An Oklahoma City Police Officer has been charged with first-degree manslaughter after the fatal shooting of a man who charged officers while holding a knife.
The incident occurred on December 11, in a parking lot of a shopping center in Oklahoma City. Police were called to the location after reports of a man bothering customers outside of a store came in to dispatch. Officers encountered a man who was armed with a knife. For several minutes officers attempted to of de-escalate the situation by talking to him, as well as using both pepper spray and a taser, which had no effect. All attempts to get the suspect to drop the knife failed.

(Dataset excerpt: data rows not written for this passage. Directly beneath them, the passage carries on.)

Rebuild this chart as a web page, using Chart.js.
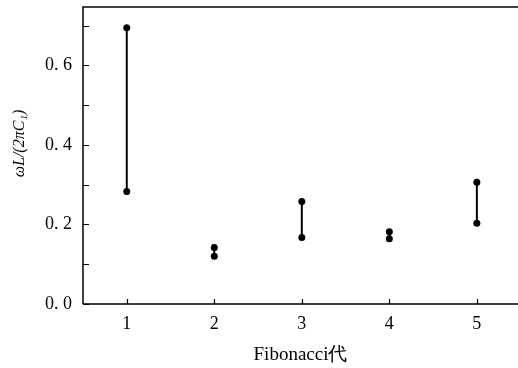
<!DOCTYPE html>
<html>
<head>
<meta charset="utf-8">
<script src="https://cdn.jsdelivr.net/npm/chart.js@4"></script>
<style>
  html, body { margin: 0; padding: 0; background: #fff; overflow: hidden; }
  #wrap { width: 518px; height: 368px; }
</style>
</head>
<body>
<div id="wrap"><canvas id="chart"></canvas></div>
<script>
const generations = [1, 2, 3, 4, 5];
const upperVals = [0.695, 0.142, 0.258, 0.182, 0.306];
const lowerVals = [0.283, 0.120, 0.167, 0.164, 0.203];
const yTicks = [0, 0.1, 0.2, 0.3, 0.4, 0.5, 0.6, 0.7];

const serif = "'Liberation Serif', 'DejaVu Serif', serif";

const datasets = generations.map((g, i) => ({
  label: "Fibonacci " + g,
  data: [{ x: g, y: lowerVals[i] }, { x: g, y: upperVals[i] }],
  borderColor: "#000",
  backgroundColor: "#000",
  borderWidth: 2,
  pointRadius: 3.5,
  pointBorderWidth: 0,
  showLine: true
}));

// inward tick marks + frame (no right side, it is cut off in the original)
const frame = {
  id: "frame",
  afterDraw(chart) {
    const ctx = chart.ctx, a = chart.chartArea;
    const xs = chart.scales.x, ys = chart.scales.y;
    ctx.save();
    ctx.strokeStyle = "#000";
    ctx.lineWidth = 1.5;
    ctx.beginPath();
    ctx.moveTo(a.left, a.bottom);
    ctx.lineTo(a.left, a.top);
    ctx.lineTo(a.right, a.top);
    ctx.moveTo(a.left, a.bottom);
    ctx.lineTo(a.right, a.bottom);
    ctx.stroke();
    ctx.lineWidth = 1.2;
    ctx.beginPath();
    yTicks.forEach(v => {
      const y = Math.round(ys.getPixelForValue(v)) + 0.5;
      ctx.moveTo(a.left, y);
      ctx.lineTo(a.left + 6, y);
    });
    generations.forEach(g => {
      const x = Math.round(xs.getPixelForValue(g)) + 0.5;
      ctx.moveTo(x, a.bottom);
      ctx.lineTo(x, a.bottom - 5);
    });
    ctx.stroke();
    ctx.restore();
  }
};

new Chart(document.getElementById("chart"), {
  type: "scatter",
  data: { datasets },
  options: {
    responsive: true,
    maintainAspectRatio: false,
    animation: false,
    layout: { autoPadding: false, padding: { top: 7, right: 0, left: 0, bottom: 0 } },
    plugins: { legend: { display: false }, tooltip: { enabled: false } },
    scales: {
      x: {
        type: "linear",
        min: 0.5,
        max: 5.47,
        afterBuildTicks: s => { s.ticks = generations.map(v => ({ value: v })); },
        afterFit: s => { s.height = 64; s.paddingLeft = 0; s.paddingRight = 0; },
        grid: { display: false, drawTicks: false },
        border: { display: false },
        ticks: { color: "#000", padding: 9, font: { family: serif, size: 18 }, callback: v => String(v) },
        title: {
          display: true,
          text: "Fibonacci代",
          color: "#000",
          font: { family: serif, size: 19 },
          padding: { top: 6, bottom: 2 }
        }
      },
      y: {
        min: 0,
        max: 0.747,
        afterBuildTicks: s => { s.ticks = yTicks.map(v => ({ value: v })); },
        afterFit: s => { s.width = 83; s.paddingTop = 0; s.paddingBottom = 0; },
        grid: { display: false, drawTicks: false },
        border: { display: false },
        ticks: {
          color: "#000",
          padding: 11,
          font: { family: serif, size: 18 },
          callback: v => (Math.round(v * 10) % 2 === 0 ? v.toFixed(1).replace(".", ". ") : "")
        },
        title: {
          display: true,
          text: "      ωL/(2πC₁)",
          color: "#000",
          font: { family: serif, size: 16, style: "italic" },
          padding: { top: 10, bottom: 4 }
        }
      }
    }
  },
  plugins: [frame]
});
</script>
</body>
</html>
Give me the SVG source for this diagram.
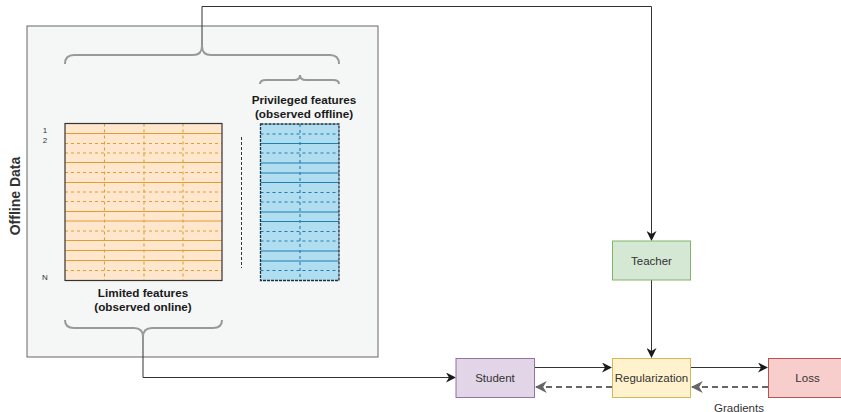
<svg xmlns="http://www.w3.org/2000/svg" width="841" height="412" viewBox="0 0 841 412">
<style>
  text { font-family: "Liberation Sans", Arial, sans-serif; fill: #333; }
  .lbl { font-size: 11.5px; text-anchor: middle; dominant-baseline: central; }
  .bold { font-size: 11.7px; font-weight: bold; text-anchor: middle; fill: #1a1a1a; }
  .brace { fill: none; stroke: #999; stroke-width: 2; }
  .conn { fill: none; stroke: #333; stroke-width: 1; }
  .back { fill: none; stroke: #666; stroke-width: 2; stroke-dasharray: 6 4; }
  .og { stroke: #dfa032; stroke-width: 1.1; }
  .bg { stroke: #1f7fae; stroke-width: 1.1; }
  .dsh { stroke-dasharray: 3 3; }
</style>
<defs>
  <marker id="ah" viewBox="0 0 10 10" refX="9" refY="5" markerWidth="10" markerHeight="10" markerUnits="userSpaceOnUse" orient="auto">
    <path d="M0,0 L10,5 L0,10 L3,5 Z" fill="#1a1a1a"/>
  </marker>
  <marker id="ahg" viewBox="0 0 10 10" refX="9" refY="5" markerWidth="12" markerHeight="12" markerUnits="userSpaceOnUse" orient="auto">
    <path d="M0,0 L10,5 L0,10 L3,5 Z" fill="#666"/>
  </marker>
</defs>

<g id="offline-panel">
  <rect x="27" y="26" width="351" height="331" fill="#f5f6f6" stroke="#666" stroke-width="1"/>
  <text transform="translate(20,196) rotate(-90)" font-size="14" font-weight="bold" text-anchor="middle" fill="#1a1a1a">Offline Data</text>
</g>

<g id="braces">
  <path class="brace" d="M65,64 Q65,55 74,55 L193,55 Q202,55 202,46 Q202,55 211,55 L330,55 Q339,55 339,64"/>
  <path class="brace" d="M260,84 Q260,80 266,80 L294,80 Q300,80 300,75 Q300,80 306,80 L333,80 Q339,80 339,84"/>
  <path class="brace" d="M65,320 Q65,328 74,328 L134,328 Q143,328 143,337 Q143,328 152,328 L213,328 Q222,328 222,320"/>
</g>

<g id="limited-matrix">
  <rect x="65" y="123.5" width="157" height="157" fill="#ffe6cc"/>
  <g class="og dsh">
    <line x1="104.5" y1="123.5" x2="104.5" y2="280.5"/>
    <line x1="144" y1="123.5" x2="144" y2="280.5"/>
    <line x1="183" y1="123.5" x2="183" y2="280.5"/>
  </g>
  <g class="og">
    <line x1="65" y1="133.5" x2="222" y2="133.5"/>
    <line x1="65" y1="162.5" x2="222" y2="162.5"/>
    <line x1="65" y1="182.5" x2="222" y2="182.5"/>
    <line x1="65" y1="211.5" x2="222" y2="211.5"/>
    <line x1="65" y1="221" x2="222" y2="221"/>
    <line x1="65" y1="240.5" x2="222" y2="240.5"/>
    <line x1="65" y1="250.5" x2="222" y2="250.5"/>
    <line x1="65" y1="260.5" x2="222" y2="260.5"/>
  </g>
  <g class="og dsh">
    <line x1="65" y1="143.5" x2="222" y2="143.5"/>
    <line x1="65" y1="153" x2="222" y2="153"/>
    <line x1="65" y1="172.5" x2="222" y2="172.5"/>
    <line x1="65" y1="192" x2="222" y2="192"/>
    <line x1="65" y1="201.5" x2="222" y2="201.5"/>
    <line x1="65" y1="231" x2="222" y2="231"/>
    <line x1="65" y1="270.5" x2="222" y2="270.5"/>
  </g>
  <rect x="65" y="123.5" width="157" height="157" fill="none" stroke="#333" stroke-width="1.2"/>
  <text x="45" y="133" font-size="8" text-anchor="middle">1</text>
  <text x="45" y="143" font-size="8" text-anchor="middle">2</text>
  <text x="45" y="280" font-size="8" text-anchor="middle">N</text>
  <text class="bold" x="143" y="297">Limited features</text>
  <text class="bold" x="143" y="311">(observed online)</text>
</g>

<g id="separator">
  <line x1="241.5" y1="137" x2="241.5" y2="268" stroke="#333" stroke-width="1" stroke-dasharray="3 2"/>
</g>

<g id="privileged-matrix">
  <rect x="260.5" y="124" width="78.5" height="156.5" fill="#b1ddf0"/>
  <line class="bg dsh" x1="300" y1="124" x2="300" y2="280.5"/>
  <g class="bg">
    <line x1="260.5" y1="143.5" x2="339" y2="143.5"/>
    <line x1="260.5" y1="163" x2="339" y2="163"/>
    <line x1="260.5" y1="173" x2="339" y2="173"/>
    <line x1="260.5" y1="182.5" x2="339" y2="182.5"/>
    <line x1="260.5" y1="212" x2="339" y2="212"/>
    <line x1="260.5" y1="221.5" x2="339" y2="221.5"/>
    <line x1="260.5" y1="251" x2="339" y2="251"/>
    <line x1="260.5" y1="261" x2="339" y2="261"/>
  </g>
  <g class="bg dsh">
    <line x1="260.5" y1="134" x2="339" y2="134"/>
    <line x1="260.5" y1="153" x2="339" y2="153"/>
    <line x1="260.5" y1="192.5" x2="339" y2="192.5"/>
    <line x1="260.5" y1="202" x2="339" y2="202"/>
    <line x1="260.5" y1="231.5" x2="339" y2="231.5"/>
    <line x1="260.5" y1="241" x2="339" y2="241"/>
    <line x1="260.5" y1="270.5" x2="339" y2="270.5"/>
  </g>
  <rect x="260.5" y="124" width="78.5" height="156.5" fill="none" stroke="#1a3140" stroke-width="1.3" stroke-dasharray="3 1"/>
  <text class="bold" x="304" y="104">Privileged features</text>
  <text class="bold" x="304" y="118">(observed offline)</text>
</g>

<g id="connectors">
  <path class="conn" d="M202,46 L202,6.5 L651.5,6.5 L651.5,240" marker-end="url(#ah)"/>
  <path class="conn" d="M143,337 L143,377.5 L455,377.5" marker-end="url(#ah)"/>
  <path class="conn" d="M651.5,280 L651.5,357" marker-end="url(#ah)"/>
  <path class="conn" d="M535,367.5 L611,367.5" marker-end="url(#ah)"/>
  <path class="conn" d="M691,367.5 L767,367.5" marker-end="url(#ah)"/>
  <path class="back" d="M768,387 L692,387" marker-end="url(#ahg)"/>
  <path class="back" d="M612,387 L536,387" marker-end="url(#ahg)"/>
  <text x="739" y="411.5" font-size="11.5" text-anchor="middle">Gradients</text>
</g>

<g id="teacher">
  <rect x="612.5" y="241" width="78" height="39" fill="#d5e8d4" stroke="#82b366"/>
  <text class="lbl" x="651.5" y="261">Teacher</text>
</g>
<g id="student">
  <rect x="456" y="358.5" width="78.5" height="39" fill="#e1d5e7" stroke="#9673a6"/>
  <text class="lbl" x="495" y="378">Student</text>
</g>
<g id="regularization">
  <rect x="612.5" y="358.5" width="78" height="39" fill="#fff2cc" stroke="#d6b656"/>
  <text class="lbl" x="651.5" y="378">Regularization</text>
</g>
<g id="loss">
  <rect x="768.5" y="358.5" width="78" height="39" fill="#f8cecc" stroke="#b85450"/>
  <text class="lbl" x="807.5" y="378">Loss</text>
</g>
</svg>
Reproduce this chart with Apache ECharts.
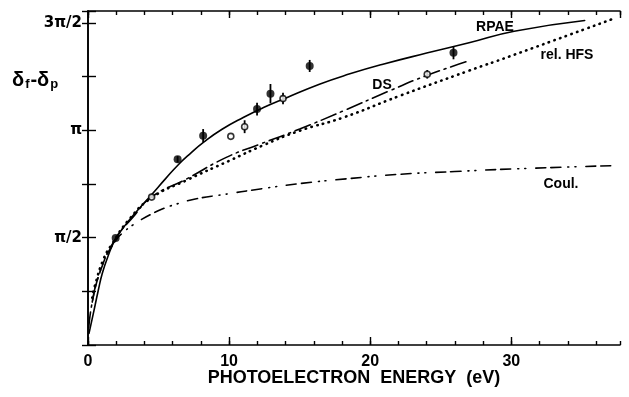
<!DOCTYPE html>
<html>
<head>
<meta charset="utf-8">
<script src="https://cdn.jsdelivr.net/npm/echarts@6/dist/echarts.min.js"></script>
<style>
  html, body { margin: 0; padding: 0; background: #fff; }
  #chart { width: 629px; height: 397px; }
</style>
</head>
<body>
<div id="chart"></div>
<script>
// phase difference in units of pi, energy in eV
const rpaeE = [0.07, 0.38, 0.73, 1.01, 1.4, 1.9, 2.6, 3.3, 4.5, 5.5, 6.4, 7.3, 8.2, 9.5, 11, 12.4, 14, 16.4, 18.5, 20.9, 24, 27, 30.2, 35.2];
const rpaeV = [0.054, 0.147, 0.255, 0.333, 0.41, 0.487, 0.555, 0.611, 0.70, 0.775, 0.84, 0.895, 0.945, 1.005, 1.06, 1.105, 1.15, 1.215, 1.262, 1.308, 1.36, 1.408, 1.462, 1.512];

const dsE = [0.05, 0.3, 0.8, 1.9, 3.2, 4.5, 7.0, 9.8, 12.2, 15.0, 18.1, 21.4, 24.1, 27.1];
const dsV = [0.08, 0.2, 0.33, 0.49, 0.596, 0.689, 0.774, 0.874, 0.936, 1.006, 1.091, 1.185, 1.258, 1.326];

const hfsE = [0.3, 0.5, 1.1, 1.7, 2.85, 4.5, 7, 10, 12.4, 15, 18.1, 22.1, 27, 29.9, 37.4];
const hfsV = [0.22, 0.279, 0.40, 0.47, 0.58, 0.685, 0.768, 0.858, 0.93, 0.998, 1.06, 1.161, 1.278, 1.345, 1.524];

const coulE = [0.3, 1.0, 2.0, 2.6, 3.2, 3.8, 4.5, 5.3, 6.2, 7.6, 9.5, 12.2, 15, 18.3, 22, 26, 30, 37.4];
const coulV = [0.2, 0.37, 0.49, 0.53, 0.56, 0.585, 0.61, 0.635, 0.655, 0.68, 0.70, 0.727, 0.752, 0.774, 0.795, 0.808, 0.82, 0.836];

// experimental points: filled and open circles with error bars
const filledE = [1.96, 6.35, 8.16, 11.98, 12.93, 15.71, 25.9];
const filledV = [0.498, 0.865, 0.975, 1.099, 1.171, 1.30, 1.362];
const filledErr = [0, 0.015, 0.031, 0.03, 0.045, 0.028, 0.031];

const openE = [4.51, 10.12, 11.1, 13.82, 24.04];
const openV = [0.689, 0.972, 1.017, 1.148, 1.261];
const openErr = [0, 0, 0.03, 0.027, 0.02];

const yTickLabels = { '0.5': 'π/2', '1': 'π', '1.5': '3π/2' };

const zip = (a, b) => a.map((v, i) => [v, b[i]]);
const zip3 = (a, b, c) => a.map((v, i) => [v, b[i], c[i]]);

const X_MAX = 37.7;
const Y_MAX = 1.556;
const FONT = '"Liberation Sans", Arial, sans-serif';

const lineSeries = (name, data, type, width) => ({
  name: name,
  type: 'line',
  data: data,
  showSymbol: false,
  smooth: 0.5,
  lineStyle: { color: '#000', width: width, type: type, cap: 'round' },
  z: 3,
});

const errorBars = (data) => ({
  type: 'custom',
  data: data,
  renderItem: (params, api) => {
    const x = api.value(0), y = api.value(1), e = api.value(2);
    const p1 = api.coord([x, y - e]);
    const p2 = api.coord([x, y + e]);
    return {
      type: 'line',
      shape: { x1: p1[0], y1: p1[1], x2: p2[0], y2: p2[1] },
      style: { stroke: '#000', lineWidth: 1.8 },
    };
  },
  z: 4,
});

const xAxisBase = (position, interval, len, showLine) => ({
  type: 'value',
  position: position,
  min: 0,
  max: X_MAX,
  interval: interval,
  splitLine: { show: false },
  axisLine: { show: showLine, onZero: false, lineStyle: { color: '#000', width: 1.6 } },
  axisTick: { show: true, inside: true, length: len, lineStyle: { color: '#000', width: 1.4 } },
  axisLabel: { show: false },
});

const getOption = () => {
  const xMain = xAxisBase('bottom', 10, 8, true);
  xMain.axisLabel = {
    show: true,
    showMaxLabel: false,
    color: '#000',
    fontFamily: FONT,
    fontWeight: 'bold',
    fontSize: 16,
    margin: 9,
  };
  return {
    backgroundColor: '#fff',
    animation: false,
    grid: { left: 88, right: 9, top: 11, bottom: 52 },
    xAxis: [
      xMain,
      xAxisBase('bottom', 2, 4, false),
      xAxisBase('top', 10, 7, true),
      xAxisBase('top', 2, 4, false),
    ],
    yAxis: [
      {
        type: 'value',
        position: 'left',
        min: 0,
        max: Y_MAX,
        interval: 0.25,
        splitLine: { show: false },
        axisLine: { show: true, lineStyle: { color: '#000', width: 1.6 } },
        axisTick: { show: true, inside: true, length: 8, lineStyle: { color: '#000', width: 1.4 } },
        axisLabel: {
          color: '#000',
          fontFamily: '"DejaVu Sans", sans-serif',
          fontWeight: 'bold',
          fontSize: 15,
          margin: 6,
          formatter: (v) => yTickLabels[String(Math.round(v * 100) / 100)] || '',
        },
      },
      {
        type: 'value',
        position: 'right',
        min: 0,
        max: Y_MAX,
        interval: 0.25,
        splitLine: { show: false },
        axisLine: { show: true, lineStyle: { color: '#000', width: 1.6 } },
        axisTick: { show: true, inside: true, length: 6, lineStyle: { color: '#000', width: 1.4 } },
        axisLabel: { show: false },
      },
    ],
    series: [
      lineSeries('RPAE', zip(rpaeE, rpaeV), 'solid', 1.6),
      lineSeries('DS', zip(dsE, dsV), [16, 5, 2, 5], 1.6),
      lineSeries('rel. HFS', zip(hfsE, hfsV), [0.5, 5.5], 2.6),
      lineSeries('Coul.', zip(coulE, coulV), [10, 5, 10, 7, 1, 6, 1, 10], 1.6),
      errorBars(zip3(filledE, filledV, filledErr)),
      errorBars(zip3(openE, openV, openErr)),
      {
        type: 'scatter',
        data: zip(filledE, filledV),
        symbol: 'circle',
        symbolSize: 8,
        itemStyle: { color: '#000' },
        z: 5,
      },
      {
        type: 'scatter',
        data: zip(openE, openV),
        symbol: 'circle',
        symbolSize: 6,
        itemStyle: { color: '#fff', borderColor: '#000', borderWidth: 1.6 },
        z: 5,
      },
    ],
    graphic: [
      {
        type: 'text', x: 12, y: 80,
        style: {
          text: 'δ{s|f}-δ{s|p}',
          font: 'bold 20px ' + FONT,
          fill: '#000',
          textVerticalAlign: 'middle',
          rich: { s: { font: 'bold 13px ' + FONT, fill: '#000', verticalAlign: 'bottom', padding: [9, 1, 0, 1] } },
        },
      },
      { type: 'text', x: 354, y: 378, style: { text: 'PHOTOELECTRON  ENERGY  (eV)', font: 'bold 18px ' + FONT, fill: '#000', textAlign: 'center', textVerticalAlign: 'middle' } },
      { type: 'text', x: 495, y: 27, style: { text: 'RPAE', font: 'bold 14px ' + FONT, fill: '#000', textAlign: 'center', textVerticalAlign: 'middle' } },
      { type: 'text', x: 567, y: 55, style: { text: 'rel. HFS', font: 'bold 14px ' + FONT, fill: '#000', textAlign: 'center', textVerticalAlign: 'middle' } },
      { type: 'text', x: 382, y: 85, style: { text: 'DS', font: 'bold 14px ' + FONT, fill: '#000', textAlign: 'center', textVerticalAlign: 'middle' } },
      { type: 'text', x: 561, y: 184, style: { text: 'Coul.', font: 'bold 14px ' + FONT, fill: '#000', textAlign: 'center', textVerticalAlign: 'middle' } },
    ],
  };
};

const chart = echarts.init(document.getElementById('chart'));
chart.setOption(getOption());
</script>
</body>
</html>
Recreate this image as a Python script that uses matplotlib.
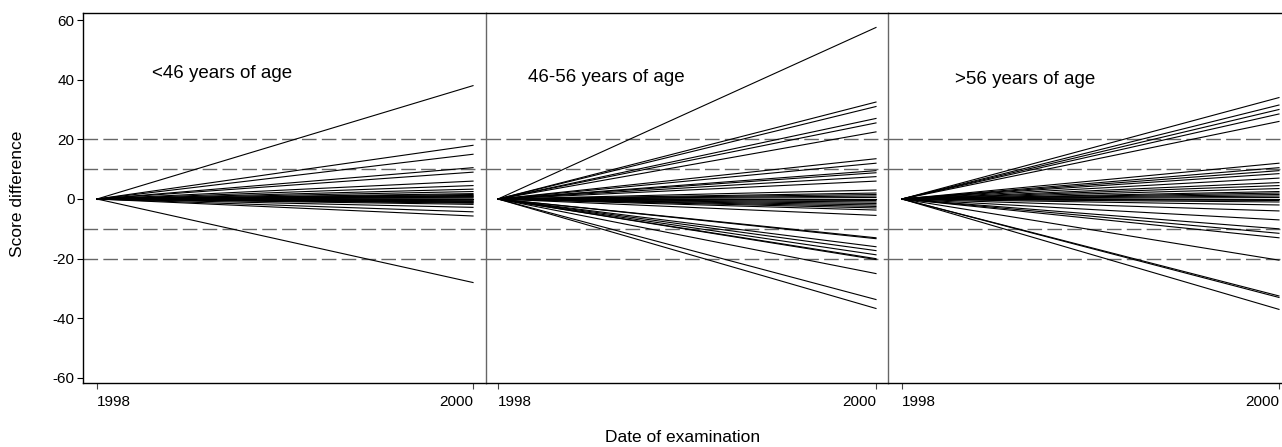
import matplotlib
matplotlib.use("Agg")
import matplotlib.pyplot as plt

plt.rcParams['font.family'] = ['Liberation Sans', 'DejaVu Sans']

# jahre / gruppen
years = [1998, 2000]
groups = ['<46 years of age', '46-56 years of age', '>56 years of age']

# score difference at 2000 (all start at 0 in 1998)
diff_young = [38, 18, 15, 10.5, 9, 6, 4.5, 3.3, 2.5, 1.8, 1.5, 1.2, 1, 0.8, 0.6,
              0.3, 0, -0.3, -0.6, -0.8, -1, -1.2, -1.4, -1.8, -2.8, -4.3, -5.7, -28]
diff_mid = [57.5, 32.5, 31, 27, 25.5, 22.5, 13.5, 12, 9.5, 8.8, 7.5, 6, 3, 2,
            1.5, 1, 0.5, 0, -0.5, -1, -1.5, -2, -2.5, -3, -3.7, -5.5, -13,
            -13.3, -16, -17.3, -18.7, -20, -20.3, -25, -33.7, -36.7]
diff_old = [34, 31.5, 30, 28.5, 26, 12, 10.5, 9.5, 8.5, 7, 5.5, 4.5, 3.5, 2.5,
            2, 1.5, 1, 0.5, 0, -0.5, -1, -2, -4, -7, -10, -11.5, -13, -20.5,
            -32.5, -33, -37]
ref_lines = [-20, -10, 10, 20]
yticks = [-60, -40, -20, 0, 20, 40, 60]

W, H = 1282, 447
fig = plt.figure(figsize=(W / 100, H / 100), dpi=100)

# pixel boxes (left, right) and x-limits per panel
boxes = [(83, 486), (486, 888), (888, 1282)]
xlims = [(1997.9255, 2000.069), (1997.9365, 2000.0635), (1997.926, 2000.016)]
label_pos = [(1998.29, 42), (1998.16, 40.6), (1998.28, 40)]
data = [diff_young, diff_mid, diff_old]

bottom, top = 383, 13
for i, ((l, r), xl, vals, name, (tx, ty)) in enumerate(zip(boxes, xlims, data, groups, label_pos)):
    ax = fig.add_axes([l / W, (H - bottom) / H, (r - l) / W, (bottom - top) / H])
    for v in ref_lines:
        ax.axhline(v, color='#666666', lw=1.0, ls=(0, (10.5, 3.8)), zorder=1)
    for v in vals:
        ax.plot(years, [0, v], color='black', lw=0.8, zorder=2)
    ax.set_xlim(*xl)
    ax.set_ylim(-61.68, 62.35)
    ax.text(tx, ty, name, fontsize=13.5, va='center', ha='left')

    ax.spines['right'].set_visible(False)
    ax.spines['top'].set_color('black')
    ax.spines['bottom'].set_color('black')
    ax.spines['top'].set_linewidth(1.0)
    ax.spines['bottom'].set_linewidth(1.0)
    ax.spines['left'].set_linewidth(1.0)
    if i == 0:
        ax.spines['left'].set_color('black')
        ax.set_yticks(yticks)
        ax.set_yticklabels([str(t) for t in yticks])
        ax.tick_params(axis='y', direction='out', length=4, pad=2,
                       labelsize=11, color='black')
    else:
        ax.spines['left'].set_color('#666666')
        ax.set_yticks([])

    ax.set_xticks(years)
    ax.set_xticklabels(['1998', '2000'])
    ax.tick_params(axis='x', direction='out', length=4, pad=5,
                   labelsize=11, color='#444444')
    lbls = ax.get_xticklabels()
    lbls[0].set_horizontalalignment('left')
    lbls[1].set_horizontalalignment('right')

fig.text(18 / W, 1 - 194 / H, 'Score difference', rotation=90,
         fontsize=12.5, ha='center', va='center')
fig.text(683 / W, 1 - 437 / H, 'Date of examination',
         fontsize=12.5, ha='center', va='center')

fig.savefig('out.png', dpi=100)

The man began to run toward an officer while still holding the knife. Sgt. Holman discharged his weapon, killing the suspect and stopping the attack.
On Thursday, the Oklahoma County District Attorney’s office charged Sgt. Holman with first-degree manslaughter. If he is convicted, he faces a prison term of four years to life in prison.
The entire incident was captured on video, from both bodycam and a bystander. Watch this video and ask yourself, does this meet the standard of deadly force?
The Supreme Court decision of Graham v. Connor set the standard for excessive force. The court said deciding whether an officer used excessive force “requires careful attention to the facts and circumstances of each particular case, including the severity of the crime at issue, whether the suspect poses an immediate threat to the safety of the officers or others, and whether he is actively resisting arrest or attempting to evade arrest by flight.” The decision added that the “reasonableness of a particular use of force” should be judged from the perspective of a reasonable officer on the scene, with an allowance that police often must make split-second decisions.
Based on these legal standards, do you feel the use of force was justified?
I would argue there was ABSOLUTELY an immediate threat to the safety of the officers or others.
If you don’t agree, what do you think the officer should have done?
The war on police is both on the street, and in the courtrooms of the new “woke” justice system.